Basis der politischen Arbeit für die FBP
«Gemeinderatswahlen haben natürlich auch für uns als FBP einen hohen Stellenwert. Die politische Arbeit In den Gemeinden ist die Basis für jede Partei im Land. Vorsteherinnen und Vorsteher prägen die Gemeinden und sie sind somit auch für die Partei wichtige Mandatsträger», sagt FBP-Präsident Gopp. «Wir pflegen die Ortsgruppen und die Arbeit an der Basis sehr – und gerade auf diese Gemeinderatswahl hin haben die Ortsgruppen hervorragende Arbeit geleistet. Wir haben als FBP bei den letzten Wahlen sieben Vorstehersitze geholt.
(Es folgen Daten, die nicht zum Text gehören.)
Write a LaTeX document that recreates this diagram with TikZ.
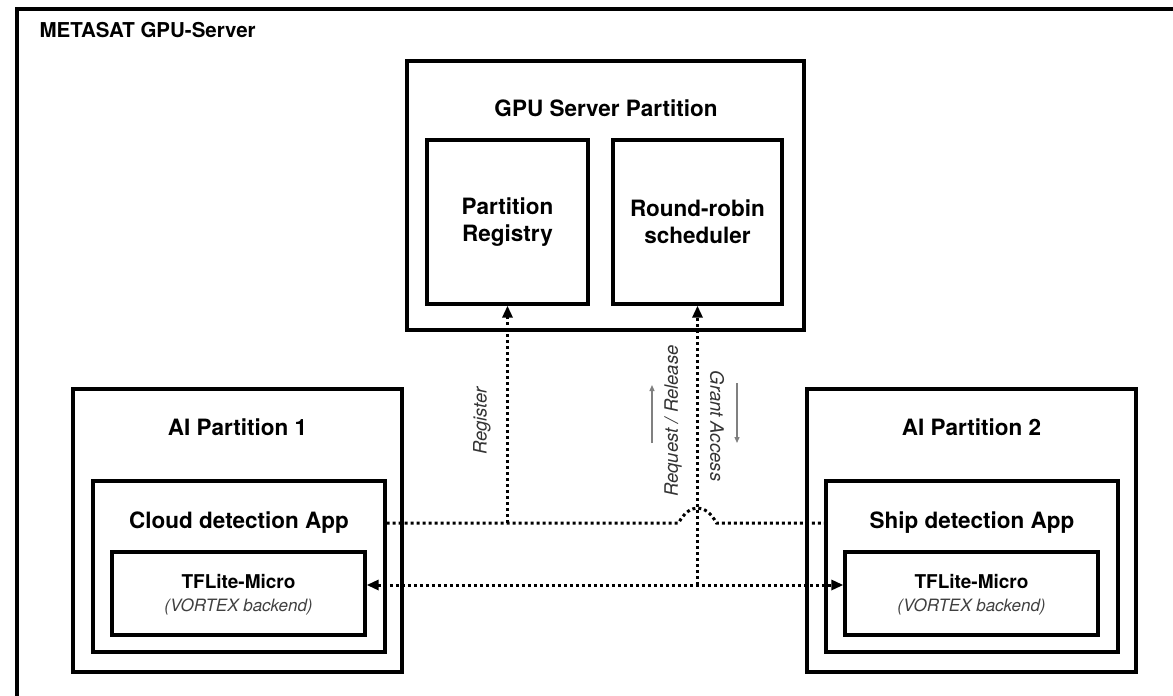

Obwohl das Amt der Vorsteherin bzw. des Vorstehers in vielen Gemeinden neu besetzt wird, möchten wir aufgrund der Ausgangslage bei den letzten Wahlen wieder die Mehrheit bei den Vorsteherinnen und Vorstehern holen.»

Gleich viele bei der DpL, Hälfte bei der FL
Als einzige Partei gleich viele Gemeinderatskandidaten ins Rennen schicken wie 2023 kann die DpL mit deren fünf. «Es ist heutzutage nicht selbstverständlich, dass jemand sich für ein politisches Amt zur Verfügung stellt und bereit ist, Verantwortung zu übernehmen», sagte Präsident Thomas Rehak bei der Nomination am 11. Januar. Doch auch die DpL kommt nicht auf die gleiche Kandidatenstärke wie 2019, als sie sich zusätzlich um zwei Vorstehermandate beworben hat.

Federn lassen in Sachen Kandidaten musste aber vor allem die Freie Liste, an welcher der parteiinterne Streit rund um die Landtagswahlen nicht spurlos vorübergegangen ist. Sie kann noch maximal acht Gemeinderatssitze erobern – so viele wie sie 2019 mit 16 Kandidaten, darunter ein Vorsteherkandidat, insgesamt gewonnen hat. Allerdings freut sich die Partei gemäss Medienaussendung, «ein paritätisches Team, welches von 25 Jahren bis knapp über 60 alle Alterskategorien umfasst», ins Rennen zu schicken. Hinzu kommt mit dem Landtagsabgeordneten Patrick Risch ein Vorsteherkandidat für Schellenberg. Dafür, dass es auch in Balzers und Triesen zu einer Dreierkandidatur kommt, sorgt die Junge Liste, die sich damit weiter klar von der Mutterpartei emanzipiert. In diesen drei Gemeinden könnte es also auch zu zweiten Wahlgängen kommen, sollte am 5. März kein Kandidat die absolute Mehrheit erreichen.

In Planken geht es «nur» um den Vorsteher
Eine besondere Situation ergibt sich in Planken, wo die bisherige FL-Vertreterin im Gemeinderat aus der Partei ausgetreten ist. Die Freie Liste tritt dort 2023 auch nicht mehr an. Die DpL verzichtet ebenfalls auf eine Kandidatur. Somit stehen die vier Gemeinderatskandidaten der FBP und die beiden der VU bereits als gewählt fest. Spannend wird es hingegen bei der Vorsteherwahl, in welcher der langjährige Amtsinhaber Rainer Beck (VU) gegen die FBP-Landtagsabgeordnete Bettina Petzold-Mähr als Herausforderin antritt.